Actively managed funds that perform poorly don’t survive and are usually quickly forgotten. The funds that survive are the ones that perform the best, and the ones we remember. The SPIVA data, in the table at the beginning of the article, eliminates survivorship bias and includes all funds. When choosing an investment strategy, it’s important to look at the performance of all funds, not just one or two outliers that may have outperformed benchmarks. 

The 1999 study (I promise this will be the last time I reference it) also found that past performance was only weakly correlated with future success. This means that the performance of all active managers is a better barometer of future success than only looking at the ones that have been successful in the past, like Jeffrey Gundlach.

The bottom line

If you look hard enough, you can find a handful of funds that have beaten the market over longer time periods, like 10 or 15 years.
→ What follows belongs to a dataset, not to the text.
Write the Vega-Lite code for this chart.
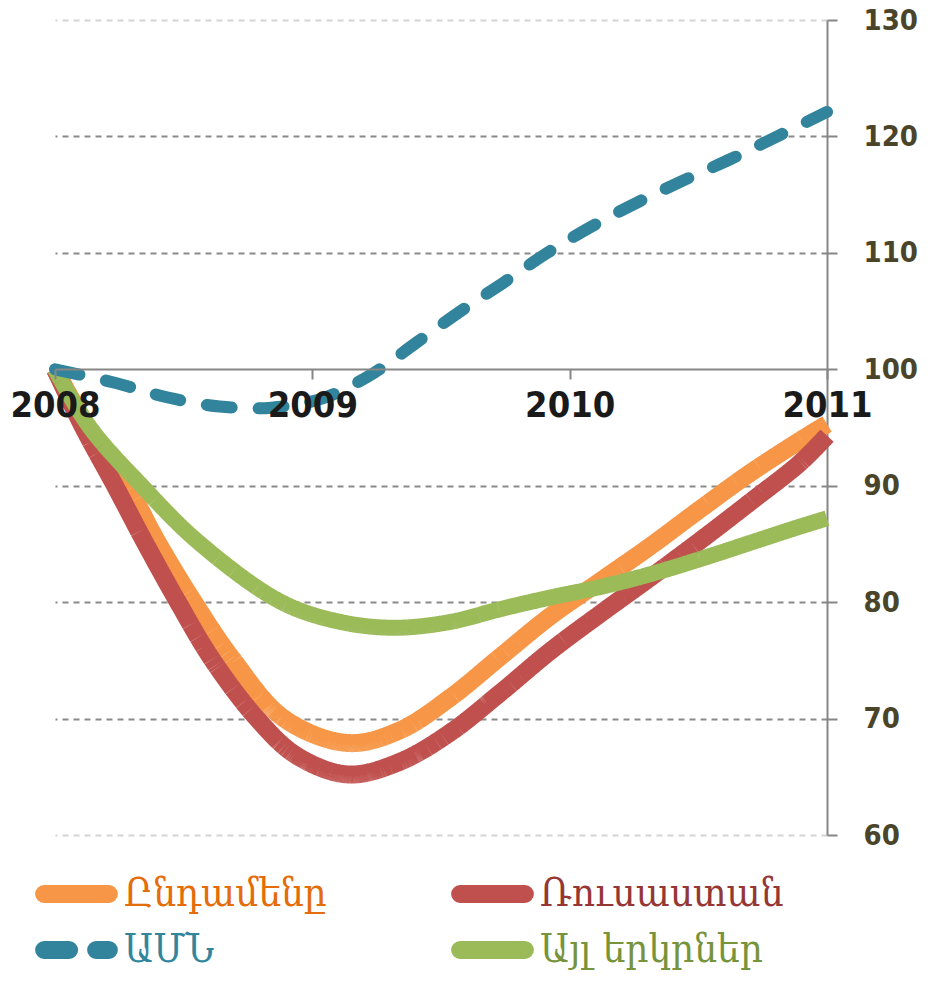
{
  "$schema": "https://vega.github.io/schema/vega-lite/v6.json",
  "width": 772,
  "height": 815,
  "autosize": "none",
  "padding": {"left": 55, "top": 20, "right": 101, "bottom": 149},
  "background": "white",
  "data": {"values": [
    {"series": "Ընդամենը", "year": 2008.0, "value": 100},
    {"series": "Ընդամենը", "year": 2008.128, "value": 95},
    {"series": "Ընդամենը", "year": 2008.28, "value": 90},
    {"series": "Ընդամենը", "year": 2008.40, "value": 85.1},
    {"series": "Ընդամենը", "year": 2008.54, "value": 80},
    {"series": "Ընդամենը", "year": 2008.69, "value": 75.1},
    {"series": "Ընդամենը", "year": 2008.89, "value": 70},
    {"series": "Ընդամենը", "year": 2009.14, "value": 67.9},
    {"series": "Ընդամենը", "year": 2009.341, "value": 69.0},
    {"series": "Ընդամենը", "year": 2009.536, "value": 71.8},
    {"series": "Ընդամենը", "year": 2009.73, "value": 75.3},
    {"series": "Ընդամենը", "year": 2009.925, "value": 78.8},
    {"series": "Ընդամենը", "year": 2010.119, "value": 81.8},
    {"series": "Ընդամենը", "year": 2010.313, "value": 84.8},
    {"series": "Ընդամենը", "year": 2010.508, "value": 88.0},
    {"series": "Ընդամենը", "year": 2010.702, "value": 91.1},
    {"series": "Ընդամենը", "year": 2010.897, "value": 93.9},
    {"series": "Ընդամենը", "year": 2011.0, "value": 95.3},
    {"series": "Ռուսաստան", "year": 2008.0, "value": 100},
    {"series": "Ռուսաստան", "year": 2008.11, "value": 95},
    {"series": "Ռուսաստան", "year": 2008.233, "value": 90},
    {"series": "Ռուսաստան", "year": 2008.35, "value": 85.1},
    {"series": "Ռուսաստան", "year": 2008.478, "value": 80},
    {"series": "Ռուսաստան", "year": 2008.61, "value": 75.1},
    {"series": "Ռուսաստան", "year": 2008.785, "value": 70},
    {"series": "Ռուսաստան", "year": 2008.94, "value": 66.8},
    {"series": "Ռուսաստան", "year": 2009.14, "value": 65.2},
    {"series": "Ռուսաստան", "year": 2009.341, "value": 66.3},
    {"series": "Ռուսաստան", "year": 2009.536, "value": 68.8},
    {"series": "Ռուսաստան", "year": 2009.73, "value": 72.2},
    {"series": "Ռուսաստան", "year": 2009.925, "value": 75.8},
    {"series": "Ռուսաստան", "year": 2010.119, "value": 79.0},
    {"series": "Ռուսաստան", "year": 2010.313, "value": 82.1},
    {"series": "Ռուսաստան", "year": 2010.508, "value": 85.3},
    {"series": "Ռուսաստան", "year": 2010.702, "value": 88.6},
    {"series": "Ռուսաստան", "year": 2010.897, "value": 92.0},
    {"series": "Ռուսաստան", "year": 2011.0, "value": 94.3},
    {"series": "ԱՄՆ", "year": 2008.0, "value": 100},
    {"series": "ԱՄՆ", "year": 2008.24, "value": 98.8},
    {"series": "ԱՄՆ", "year": 2008.435, "value": 97.6},
    {"series": "ԱՄՆ", "year": 2008.64, "value": 96.8},
    {"series": "ԱՄՆ", "year": 2008.84, "value": 96.7},
    {"series": "ԱՄՆ", "year": 2009.04, "value": 97.5},
    {"series": "ԱՄՆ", "year": 2009.24, "value": 99.7},
    {"series": "ԱՄՆ", "year": 2009.405, "value": 102.3},
    {"series": "ԱՄՆ", "year": 2009.57, "value": 104.9},
    {"series": "ԱՄՆ", "year": 2009.74, "value": 107.4},
    {"series": "ԱՄՆ", "year": 2009.906, "value": 109.9},
    {"series": "ԱՄՆ", "year": 2010.08, "value": 112.2},
    {"series": "ԱՄՆ", "year": 2010.26, "value": 114.3},
    {"series": "ԱՄՆ", "year": 2010.44, "value": 116.2},
    {"series": "ԱՄՆ", "year": 2010.63, "value": 118.1},
    {"series": "ԱՄՆ", "year": 2010.815, "value": 120.1},
    {"series": "ԱՄՆ", "year": 2011.0, "value": 122.1},
    {"series": "Այլ երկրներ", "year": 2008.0, "value": 100},
    {"series": "Այլ երկրներ", "year": 2008.136, "value": 95},
    {"series": "Այլ երկրներ", "year": 2008.337, "value": 90},
    {"series": "Այլ երկրներ", "year": 2008.56, "value": 85.1},
    {"series": "Այլ երկրներ", "year": 2008.88, "value": 80},
    {"series": "Այլ երկրներ", "year": 2009.11, "value": 78.3},
    {"series": "Այլ երկրներ", "year": 2009.32, "value": 77.8},
    {"series": "Այլ երկրներ", "year": 2009.536, "value": 78.3},
    {"series": "Այլ երկրներ", "year": 2009.73, "value": 79.4},
    {"series": "Այլ երկրներ", "year": 2009.925, "value": 80.4},
    {"series": "Այլ երկրներ", "year": 2010.119, "value": 81.3},
    {"series": "Այլ երկրներ", "year": 2010.313, "value": 82.4},
    {"series": "Այլ երկրներ", "year": 2010.508, "value": 83.7},
    {"series": "Այլ երկրներ", "year": 2010.702, "value": 85.1},
    {"series": "Այլ երկրներ", "year": 2010.897, "value": 86.5},
    {"series": "Այլ երկրներ", "year": 2011.0, "value": 87.2}
  ]},
  "encoding": {
    "x": {
      "field": "year", "type": "quantitative",
      "scale": {"domain": [2008, 2011], "nice": false, "zero": false},
      "axis": {
        "orient": "bottom", "offset": -466, "values": [2008, 2009, 2010, 2011], "format": "d",
        "title": null, "grid": false, "zindex": 1,
        "domainColor": "#868686", "domainWidth": 2,
        "tickColor": "#868686", "tickWidth": 2, "tickSize": 10,
        "labelFont": "Liberation Sans Narrow, DejaVu Sans Condensed, sans-serif",
        "labelFontWeight": "bold", "labelFontSize": 36, "labelColor": "#1a1a1a",
        "labelPadding": 9, "labelFlush": false, "labelOverlap": false
      }
    },
    "y": {
      "field": "value", "type": "quantitative",
      "scale": {"domain": [60, 130], "nice": false, "zero": false},
      "axis": {
        "orient": "right", "values": [60, 70, 80, 90, 100, 110, 120, 130], "title": null,
        "domainColor": "#868686", "domainWidth": 2,
        "tickColor": "#868686", "tickWidth": 2, "tickSize": 10,
        "grid": true, "gridDash": [6, 5], "gridWidth": 2,
        "gridColor": {"condition": [
          {"test": "datum.value == 100", "value": "transparent"},
          {"test": "datum.value == 130 || datum.value == 60", "value": "#d4d4d4"}
        ], "value": "#898989"},
        "labelFont": "DejaVu Sans Condensed, DejaVu Sans, sans-serif",
        "labelFontWeight": "bold", "labelFontSize": 29, "labelColor": "#4a452a",
        "labelPadding": 26, "labelFlush": false, "labelOverlap": false
      }
    },
    "color": {
      "field": "series", "type": "nominal",
      "scale": {
        "domain": ["Ընդամենը", "Ռուսաստան", "ԱՄՆ", "Այլ երկրներ"],
        "range": ["#F79646", "#C0504D", "#31849B", "#9BBB59"]
      },
      "legend": {
        "orient": "none", "legendX": -20, "legendY": 849,
        "title": null, "columns": 2, "direction": "horizontal",
        "symbolType": "stroke", "symbolSize": 4200, "symbolStrokeWidth": 18,
        "clipHeight": 50,
        "labelFont": "DejaVu Serif Condensed, DejaVu Serif, serif", "labelFontSize": 40,
        "labelOffset": 6, "labelLimit": 400, "columnPadding": 124, "rowPadding": 6,
        "encode": {
          "symbols": {"update": {"strokeCap": {"value": "round"}}},
          "labels": {"update": {"fill": {"signal": "datum.value === 'Ընդամենը' ? '#E46C0A' : datum.value === 'Ռուսաստան' ? '#953735' : datum.value === 'ԱՄՆ' ? '#31859C' : '#77933C'"}}}
        }
      }
    },
    "strokeDash": {
      "field": "series", "type": "nominal",
      "scale": {
        "domain": ["Ընդամենը", "Ռուսաստան", "ԱՄՆ", "Այլ երկրներ"],
        "range": [[1, 0], [1, 0], [25, 27], [1, 0]]
      }
    },
    "order": {"field": "year", "type": "quantitative"}
  },
  "layer": [
    {"transform": [{"filter": "datum.series === 'Ընդամենը'"}],
     "mark": {"type": "line", "interpolate": "catmull-rom", "strokeWidth": 18, "strokeCap": "butt", "strokeJoin": "round"}},
    {"transform": [{"filter": "datum.series === 'Ռուսաստան'"}],
     "mark": {"type": "line", "interpolate": "catmull-rom", "strokeWidth": 18, "strokeCap": "butt", "strokeJoin": "round"}},
    {"transform": [{"filter": "datum.series === 'Այլ երկրներ'"}],
     "mark": {"type": "line", "interpolate": "catmull-rom", "strokeWidth": 16, "strokeCap": "butt", "strokeJoin": "round"}},
    {"transform": [{"filter": "datum.series === 'ԱՄՆ'"}],
     "mark": {"type": "line", "interpolate": "catmull-rom", "strokeWidth": 12, "strokeCap": "round", "strokeJoin": "round"}}
  ],
  "config": {"view": {"stroke": null}}
}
Beyond that, it becomes nearly impossible to find an actively managed fund that has consistently outperformed index funds.

Even investors like Warren Buffett have struggled to outperform index funds recently (as I mentioned earlier, the 15-year performance of Berkshire Hathaway slightly lags the S&P 500). There’s no doubt there will be some fund managers who outperform the market over the next 10 or 15 years, but who are they? I don’t think anyone knows the answer to that question. Our civilization is pretty advanced, but we haven’t yet figured out time travel.

The numbers show that active investing is, more often than not, a losing strategy. Picking active funds with low expenses or historically successful managers may improve your odds, but your chances are probably better with index funds. When it comes to choosing where to invest a lifetime’s worth of savings, it’s probably smarter not to play the odds.

Disclosure: I do not own shares in any of the funds/companies mentioned in this article.